┌─ Data excerpt
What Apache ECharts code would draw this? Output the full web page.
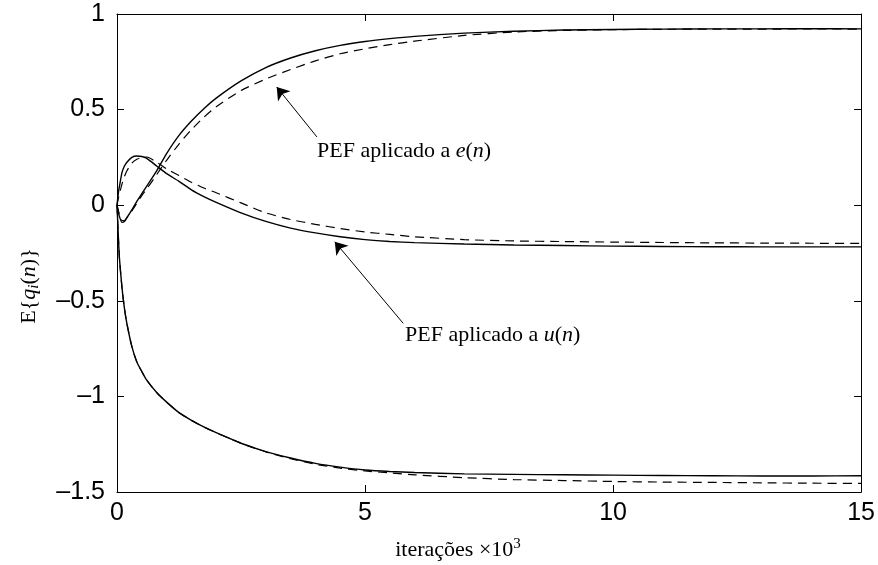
<!DOCTYPE html>
<html>
<head>
<meta charset="utf-8">
<script src="https://cdn.jsdelivr.net/npm/echarts@6/dist/echarts.min.js"></script>
<style>html,body{margin:0;padding:0;background:#fff;}#c{width:878px;height:565px;}</style>
</head>
<body>
<div id="c"></div>
<script>
// iterations (x 10^3)
var xs = [0, 0.03, 0.05, 0.1, 0.15, 0.2, 0.3, 0.4, 0.5, 0.6, 0.8, 1.0, 1.25, 1.5, 1.75, 2.0, 2.5, 3.0, 3.5, 4.0, 4.5, 5.0, 5.5, 6.0, 7, 8, 9, 10, 11, 12, 13, 14, 15];
var eSolid = [0, -0.04, -0.06, -0.09, -0.085, -0.065, -0.025, 0.02, 0.06, 0.10, 0.18, 0.27, 0.365, 0.44, 0.505, 0.56, 0.65, 0.72, 0.77, 0.808, 0.836, 0.856, 0.871, 0.883, 0.9, 0.91, 0.916, 0.919, 0.921, 0.922, 0.922, 0.923, 0.922];
var eDashed = [0, -0.03, -0.05, -0.08, -0.08, -0.065, -0.03, 0.01, 0.05, 0.085, 0.16, 0.235, 0.32, 0.395, 0.46, 0.515, 0.6, 0.66, 0.71, 0.755, 0.792, 0.818, 0.84, 0.858, 0.888, 0.906, 0.914, 0.918, 0.92, 0.921, 0.921, 0.922, 0.921];
var uSolid = [0, 0.07, 0.1, 0.17, 0.205, 0.225, 0.25, 0.257, 0.255, 0.245, 0.205, 0.165, 0.125, 0.08, 0.045, 0.015, -0.04, -0.085, -0.12, -0.145, -0.165, -0.18, -0.19, -0.196, -0.203, -0.208, -0.211, -0.214, -0.216, -0.217, -0.218, -0.218, -0.218];
var uDashed = [0, 0.04, 0.06, 0.11, 0.15, 0.18, 0.22, 0.24, 0.25, 0.252, 0.225, 0.19, 0.155, 0.12, 0.09, 0.065, 0.012, -0.04, -0.075, -0.1, -0.122, -0.14, -0.153, -0.165, -0.18, -0.187, -0.19, -0.193, -0.195, -0.197, -0.198, -0.199, -0.2];
var lowSolid = [0, -0.18, -0.28, -0.43, -0.54, -0.62, -0.74, -0.82, -0.87, -0.915, -0.98, -1.03, -1.085, -1.125, -1.16, -1.19, -1.245, -1.289, -1.322, -1.35, -1.37, -1.385, -1.393, -1.398, -1.405, -1.408, -1.41, -1.412, -1.414, -1.415, -1.416, -1.416, -1.415];
var lowDashed = [0, -0.18, -0.28, -0.43, -0.54, -0.62, -0.74, -0.82, -0.87, -0.915, -0.98, -1.03, -1.085, -1.125, -1.16, -1.19, -1.245, -1.29, -1.326, -1.355, -1.375, -1.39, -1.4, -1.41, -1.425, -1.435, -1.44, -1.445, -1.448, -1.45, -1.452, -1.454, -1.455];
var xTicks = [0, 5, 10, 15];
var yTicks = [-1.5, -1, -0.5, 0, 0.5, 1];
// annotation arrows: [tail, head] in data coords
var arrowE = [[4.03, 0.357], [3.22, 0.618]];
var arrowU = [[5.77, -0.618], [4.39, -0.191]];

function pairs(ys) { return xs.map(function (x, i) { return [x, ys[i]]; }); }

var chart = echarts.init(document.getElementById('c'), null, {renderer: 'canvas'});
var serif = "'Liberation Serif','Times New Roman',serif";
var sans = "'Liberation Sans',Arial,Helvetica,sans-serif";
function fmt(v) { return String(v).replace('-', '\u2013'); }

var axisCommon = {
  axisLine: {show: true, onZero: false, lineStyle: {color: '#000', width: 1}},
  axisTick: {show: true, inside: true, length: 7, lineStyle: {color: '#000', width: 1}},
  splitLine: {show: false}
};

function lineSeries(ys, dashed) {
  return {
    type: 'line', data: pairs(ys), showSymbol: false, symbol: 'none', smooth: 0.2,
    lineStyle: {color: '#000', width: dashed ? 1.2 : 1.4, type: dashed ? [9, 6] : 'solid'},
    animation: false, silent: true
  };
}

var series = [
  lineSeries(eSolid, false), lineSeries(eDashed, true),
  lineSeries(uSolid, false), lineSeries(uDashed, true),
  lineSeries(lowSolid, false), lineSeries(lowDashed, true)
];
series[0].markLine = {
  silent: true, animation: false, symbol: ['none', 'arrow'], symbolSize: 12,
  label: {show: false}, lineStyle: {color: '#000', width: 1, type: 'solid'},
  itemStyle: {color: '#000'},
  emphasis: {disabled: true},
  data: [
    [{coord: arrowE[0]}, {coord: arrowE[1]}],
    [{coord: arrowU[0]}, {coord: arrowU[1]}]
  ]
};

var richBase = {
  a: {fontFamily: serif, fontSize: 22, color: '#000', lineHeight: 26},
  i: {fontFamily: serif, fontSize: 22, fontStyle: 'italic', color: '#000', lineHeight: 26},
  s: {fontFamily: serif, fontSize: 15, fontStyle: 'italic', color: '#000', lineHeight: 15, verticalAlign: 'bottom'},
  p: {fontFamily: serif, fontSize: 15, color: '#000', lineHeight: 15, verticalAlign: 'top'}
};

chart.setOption({
  backgroundColor: '#fff',
  animation: false,
  grid: {left: 117, right: 16, top: 14, bottom: 73, containLabel: false},
  xAxis: [
    Object.assign({}, axisCommon, {
      type: 'value', min: 0, max: 15, interval: 5, position: 'bottom',
      axisLabel: {show: true, margin: 9, color: '#000', fontFamily: sans, fontSize: 25, formatter: fmt}
    }),
    Object.assign({}, axisCommon, {
      type: 'value', min: 0, max: 15, interval: 5, position: 'top',
      axisLabel: {show: false}
    })
  ],
  yAxis: [
    Object.assign({}, axisCommon, {
      type: 'value', min: -1.5, max: 1, interval: 0.5, position: 'left',
      axisLabel: {show: true, margin: 12, color: '#000', fontFamily: sans, fontSize: 25, formatter: fmt}
    }),
    Object.assign({}, axisCommon, {
      type: 'value', min: -1.5, max: 1, interval: 0.5, position: 'right',
      axisLabel: {show: false}
    })
  ],
  series: series,
  graphic: [
    {type: 'text', left: 317, top: 140, silent: true,
     style: {text: '{a|PEF aplicado a }{i|e}{a|(}{i|n}{a|)}', rich: richBase, fill: '#000'}},
    {type: 'text', left: 405, top: 324, silent: true,
     style: {text: '{a|PEF aplicado a }{i|u}{a|(}{i|n}{a|)}', rich: richBase, fill: '#000'}},
    {type: 'text', x: 458, y: 550, silent: true,
     style: {text: '{a|iteraç\u00f5es \u00d710}{p|3}', rich: richBase, fill: '#000', align: 'center', verticalAlign: 'middle'}},
    {type: 'text', x: 29, y: 286, rotation: Math.PI / 2, silent: true,
     style: {text: '{a|E{}{i|q}{s|i}{a|(}{i|n}{a|)}}', rich: richBase, fill: '#000',
             font: "22px 'Liberation Serif', 'Times New Roman', serif", lineHeight: 26,
             align: 'center', verticalAlign: 'middle'}}
  ]
});
</script>
</body>
</html>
└─
## Task to complete
Keep the pictures out of the copy and write out the data exactly as it stands.

## Answer to the problem
What Apache ECharts code would draw this? Output the full web page.
<!DOCTYPE html>
<html>
<head>
<meta charset="utf-8">
<script src="https://cdn.jsdelivr.net/npm/echarts@6/dist/echarts.min.js"></script>
<style>html,body{margin:0;padding:0;background:#fff;}#c{width:878px;height:565px;}</style>
</head>
<body>
<div id="c"></div>
<script>
// iterations (x 10^3)
var xs = [0, 0.03, 0.05, 0.1, 0.15, 0.2, 0.3, 0.4, 0.5, 0.6, 0.8, 1.0, 1.25, 1.5, 1.75, 2.0, 2.5, 3.0, 3.5, 4.0, 4.5, 5.0, 5.5, 6.0, 7, 8, 9, 10, 11, 12, 13, 14, 15];
var eSolid = [0, -0.04, -0.06, -0.09, -0.085, -0.065, -0.025, 0.02, 0.06, 0.10, 0.18, 0.27, 0.365, 0.44, 0.505, 0.56, 0.65, 0.72, 0.77, 0.808, 0.836, 0.856, 0.871, 0.883, 0.9, 0.91, 0.916, 0.919, 0.921, 0.922, 0.922, 0.923, 0.922];
var eDashed = [0, -0.03, -0.05, -0.08, -0.08, -0.065, -0.03, 0.01, 0.05, 0.085, 0.16, 0.235, 0.32, 0.395, 0.46, 0.515, 0.6, 0.66, 0.71, 0.755, 0.792, 0.818, 0.84, 0.858, 0.888, 0.906, 0.914, 0.918, 0.92, 0.921, 0.921, 0.922, 0.921];
var uSolid = [0, 0.07, 0.1, 0.17, 0.205, 0.225, 0.25, 0.257, 0.255, 0.245, 0.205, 0.165, 0.125, 0.08, 0.045, 0.015, -0.04, -0.085, -0.12, -0.145, -0.165, -0.18, -0.19, -0.196, -0.203, -0.208, -0.211, -0.214, -0.216, -0.217, -0.218, -0.218, -0.218];
var uDashed = [0, 0.04, 0.06, 0.11, 0.15, 0.18, 0.22, 0.24, 0.25, 0.252, 0.225, 0.19, 0.155, 0.12, 0.09, 0.065, 0.012, -0.04, -0.075, -0.1, -0.122, -0.14, -0.153, -0.165, -0.18, -0.187, -0.19, -0.193, -0.195, -0.197, -0.198, -0.199, -0.2];
var lowSolid = [0, -0.18, -0.28, -0.43, -0.54, -0.62, -0.74, -0.82, -0.87, -0.915, -0.98, -1.03, -1.085, -1.125, -1.16, -1.19, -1.245, -1.289, -1.322, -1.35, -1.37, -1.385, -1.393, -1.398, -1.405, -1.408, -1.41, -1.412, -1.414, -1.415, -1.416, -1.416, -1.415];
var lowDashed = [0, -0.18, -0.28, -0.43, -0.54, -0.62, -0.74, -0.82, -0.87, -0.915, -0.98, -1.03, -1.085, -1.125, -1.16, -1.19, -1.245, -1.29, -1.326, -1.355, -1.375, -1.39, -1.4, -1.41, -1.425, -1.435, -1.44, -1.445, -1.448, -1.45, -1.452, -1.454, -1.455];
var xTicks = [0, 5, 10, 15];
var yTicks = [-1.5, -1, -0.5, 0, 0.5, 1];
// annotation arrows: [tail, head] in data coords
var arrowE = [[4.03, 0.357], [3.22, 0.618]];
var arrowU = [[5.77, -0.618], [4.39, -0.191]];

function pairs(ys) { return xs.map(function (x, i) { return [x, ys[i]]; }); }

var chart = echarts.init(document.getElementById('c'), null, {renderer: 'canvas'});
var serif = "'Liberation Serif','Times New Roman',serif";
var sans = "'Liberation Sans',Arial,Helvetica,sans-serif";
function fmt(v) { return String(v).replace('-', '\u2013'); }

var axisCommon = {
  axisLine: {show: true, onZero: false, lineStyle: {color: '#000', width: 1}},
  axisTick: {show: true, inside: true, length: 7, lineStyle: {color: '#000', width: 1}},
  splitLine: {show: false}
};

function lineSeries(ys, dashed) {
  return {
    type: 'line', data: pairs(ys), showSymbol: false, symbol: 'none', smooth: 0.2,
    lineStyle: {color: '#000', width: dashed ? 1.2 : 1.4, type: dashed ? [9, 6] : 'solid'},
    animation: false, silent: true
  };
}

var series = [
  lineSeries(eSolid, false), lineSeries(eDashed, true),
  lineSeries(uSolid, false), lineSeries(uDashed, true),
  lineSeries(lowSolid, false), lineSeries(lowDashed, true)
];
series[0].markLine = {
  silent: true, animation: false, symbol: ['none', 'arrow'], symbolSize: 12,
  label: {show: false}, lineStyle: {color: '#000', width: 1, type: 'solid'},
  itemStyle: {color: '#000'},
  emphasis: {disabled: true},
  data: [
    [{coord: arrowE[0]}, {coord: arrowE[1]}],
    [{coord: arrowU[0]}, {coord: arrowU[1]}]
  ]
};

var richBase = {
  a: {fontFamily: serif, fontSize: 22, color: '#000', lineHeight: 26},
  i: {fontFamily: serif, fontSize: 22, fontStyle: 'italic', color: '#000', lineHeight: 26},
  s: {fontFamily: serif, fontSize: 15, fontStyle: 'italic', color: '#000', lineHeight: 15, verticalAlign: 'bottom'},
  p: {fontFamily: serif, fontSize: 15, color: '#000', lineHeight: 15, verticalAlign: 'top'}
};

chart.setOption({
  backgroundColor: '#fff',
  animation: false,
  grid: {left: 117, right: 16, top: 14, bottom: 73, containLabel: false},
  xAxis: [
    Object.assign({}, axisCommon, {
      type: 'value', min: 0, max: 15, interval: 5, position: 'bottom',
      axisLabel: {show: true, margin: 9, color: '#000', fontFamily: sans, fontSize: 25, formatter: fmt}
    }),
    Object.assign({}, axisCommon, {
      type: 'value', min: 0, max: 15, interval: 5, position: 'top',
      axisLabel: {show: false}
    })
  ],
  yAxis: [
    Object.assign({}, axisCommon, {
      type: 'value', min: -1.5, max: 1, interval: 0.5, position: 'left',
      axisLabel: {show: true, margin: 12, color: '#000', fontFamily: sans, fontSize: 25, formatter: fmt}
    }),
    Object.assign({}, axisCommon, {
      type: 'value', min: -1.5, max: 1, interval: 0.5, position: 'right',
      axisLabel: {show: false}
    })
  ],
  series: series,
  graphic: [
    {type: 'text', left: 317, top: 140, silent: true,
     style: {text: '{a|PEF aplicado a }{i|e}{a|(}{i|n}{a|)}', rich: richBase, fill: '#000'}},
    {type: 'text', left: 405, top: 324, silent: true,
     style: {text: '{a|PEF aplicado a }{i|u}{a|(}{i|n}{a|)}', rich: richBase, fill: '#000'}},
    {type: 'text', x: 458, y: 550, silent: true,
     style: {text: '{a|iteraç\u00f5es \u00d710}{p|3}', rich: richBase, fill: '#000', align: 'center', verticalAlign: 'middle'}},
    {type: 'text', x: 29, y: 286, rotation: Math.PI / 2, silent: true,
     style: {text: '{a|E{}{i|q}{s|i}{a|(}{i|n}{a|)}}', rich: richBase, fill: '#000',
             font: "22px 'Liberation Serif', 'Times New Roman', serif", lineHeight: 26,
             align: 'center', verticalAlign: 'middle'}}
  ]
});
</script>
</body>
</html>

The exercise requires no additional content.